There are infinite variations for flavouring rice as you cook it, and I have included a few below. All quantities are based on a one cup serve of rice. If you are cooking more than a cup, you probably want to increase the amounts by one and a half.
Add a teaspoon of salt and a teaspoon of olive oil to the cooking water.... include this in all variations below.
Add a teaspoon of cumin seeds along with the salt and oil.
Add half a teaspoon of turmeric along with the salt and oil, with or without cumin seeds as well.
Whole garam masala adds a beautiful fragrance to your rice. Add a bay leaf, 3-4 cloves, 2-3 cardamom, a few peppercorns and a stick of cinnamon. You can also fry these in a bit of oil first, then add the raw rice and water, but simply adding them to the water is fine.
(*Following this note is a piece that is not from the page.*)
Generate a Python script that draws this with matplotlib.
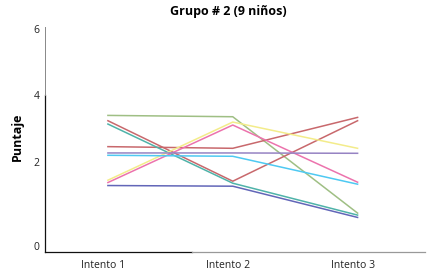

You can also include half a teaspoon of cumin seeds, and half a teaspoon of turmeric.
Another easy variation is to change the cooking liquid. Instead of water, you can use stock (homemade chicken stock is amazing with all the whole spices), or even coconut milk.
Another option is to add a quartered tomato, or include some tomato passata in the liquid. Throwing in some frozen peas as the rice cooks is also nice.
All sorts of garnishes work well on rice, especially if you have made a lovely yellow pea pilau, or a fragrant rice with stock.
Chopped herbs, coriander, spring onions or mint, or a bit of red chilli for colour are perfect.
Deep fried shallots or onions give a lovely crunchy texture, and this also pairs well with sliced hard boiled eggs.
There are so many more delicious ways to cook rice, lovely pilaus with lots of veggies, khichri, which is rice cooked with lentils, and lots of rice variaties to use, like brown and red rice.